◆ Requirement ◆
Output the first line of the listing and each line after it, up to and including the line that contains "plt.rcParams['font.family'] = ['Liberation", exactly as written, minus the pictures.

◆ Recorded information ◆
————————
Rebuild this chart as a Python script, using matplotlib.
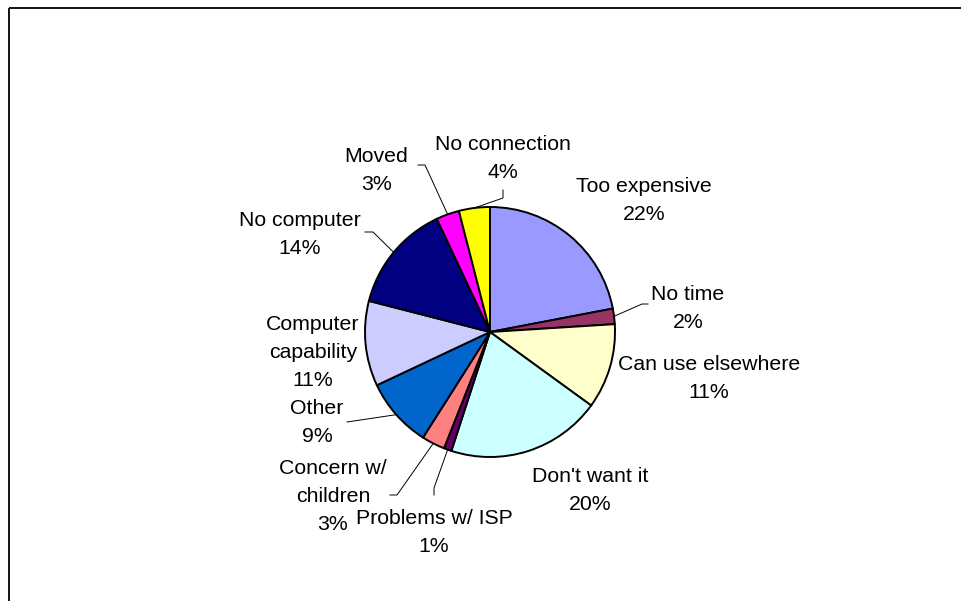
import numpy as np
import matplotlib.pyplot as plt
from matplotlib.patches import Rectangle

plt.rcParams['font.family'] = ['Liberation Sans', 'DejaVu Sans']

# Reasons for not having internet access at home (% of respondents)
reasons = ['Too expensive', 'No time', 'Can use elsewhere', "Don't want it",
           'Problems w/ ISP', 'Concern w/\nchildren', 'Other', 'Computer\ncapability',
           'No computer', 'Moved', 'No connection']
shares = [22, 2, 11, 20, 1, 3, 9, 11, 14, 3, 4]

# Excel-style palette, one colour per slice
colors = ['#9999FF', '#993366', '#FFFFCC', '#CCFFFF', '#660066', '#FF8080',
          '#0066CC', '#CCCCFF', '#000080', '#FF00FF', '#FFFF00']

# Layout in pixels from the top-left corner of the picture
W, H = 961, 601
pie_center = (490, 332)
pie_radius = 125
line_pitch = 28
label_pos = [(644, 201), (688, 308), (709, 379), (590, 491), (434, 532), (333, 496),
             (317, 422), (313, 353), (300, 234), (376, 170), (503, 158)]
# leader line points after the wedge edge (None = no leader)
leaders = [None, [(642, 304), (648, 304)], None, None, [(434, 488), (434, 495)],
           [(397, 495), (390, 495)], [(347, 422)], None, [(373, 232), (365, 232)],
           [(425, 165), (418, 165)], [(503, 198), (503, 190)]]

fig = plt.figure(figsize=(W / 100, H / 100), dpi=100)
ax = fig.add_axes([0, 0, 1, 1])

# y axis runs downwards, so counterclock=True draws clockwise on screen
wedges, _ = ax.pie(shares, colors=colors, startangle=-90, counterclock=True,
                   center=pie_center, radius=pie_radius,
                   wedgeprops=dict(edgecolor='black', linewidth=1.4))

ax.set_xlim(0, W)
ax.set_ylim(H, 0)
ax.set_aspect('equal')
ax.axis('off')

# Labels (one text per line) and leader lines
for w, reason, share, pos, lead in zip(wedges, reasons, shares, label_pos, leaders):
    lines = f'{reason}\n{share}%'.split('\n')
    n = len(lines)
    for i, line in enumerate(lines):
        ax.text(pos[0], pos[1] + (i - (n - 1) / 2) * line_pitch, line,
                ha='center', va='center', fontsize=15.3, color='black')
    if lead is not None:
        mid = np.deg2rad((w.theta1 + w.theta2) / 2)
        x0 = w.center[0] + w.r * np.cos(mid)
        y0 = w.center[1] + w.r * np.sin(mid)
        xs = [x0] + [p[0] for p in lead]
        ys = [y0] + [p[1] for p in lead]
        ax.plot(xs, ys, color='black', linewidth=0.7)

# Chart area border (runs off the right and bottom edges)
ax.add_patch(Rectangle((9, 8), 1000, 1000, fill=False, edgecolor='black', linewidth=1.3))

fig.savefig('out.png', dpi=100)
plt.close()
————————
◆ Exercise solution ◆
Rebuild this chart as a Python script, using matplotlib.
import numpy as np
import matplotlib.pyplot as plt
from matplotlib.patches import Rectangle

plt.rcParams['font.family'] = ['Liberation Sans', 'DejaVu Sans']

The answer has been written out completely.